Properties and microstructure of molybdenum disilicide-β′-SiAlON particulate ceramic composites

Particulate ceramic composites that were composed of a combustion-synthesized β′-SiAlON matrix and dispersed MoSi₂ particles were hot pressed at 1600°C in a nitrogen atmosphere. The physical and mechanical properties of the composites that contained 15, 30, and 45 vol% MoSi₂ were evaluated. The average four-point bend strength, fracture toughness, and Vickers hardness of the composites were in the ranges of 500-600 MPa, 3-4 MPa·m^1/2 and 11-13 GPa, respectively.
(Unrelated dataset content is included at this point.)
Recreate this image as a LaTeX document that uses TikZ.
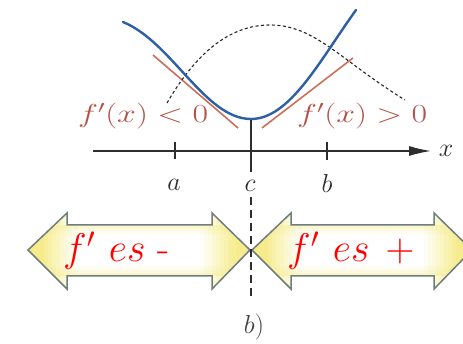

The measured mechanical strength and hardness were very similar to the values that were predicted from the rule of mixtures. The fracture toughness of the combustion-synthesized β′-SiAlON (2.5 MPa·m^1/2) was apparently enhanced by the MoSi₂ particles that were added. The increase in the fracture toughness was predominately attributed to the residual thermal stress that was induced by the thermal expansion mismatch between the MoSi₂ particles and the β′-SiAlON matrix. The composites showed improved electrical conductivity and oxidation resistance over monolithic β′-SiAlON. High-resolution transmission electron microscopy examination of the composites indicated that the MoSi₂ was chemically well compatible with the β′-SiAION.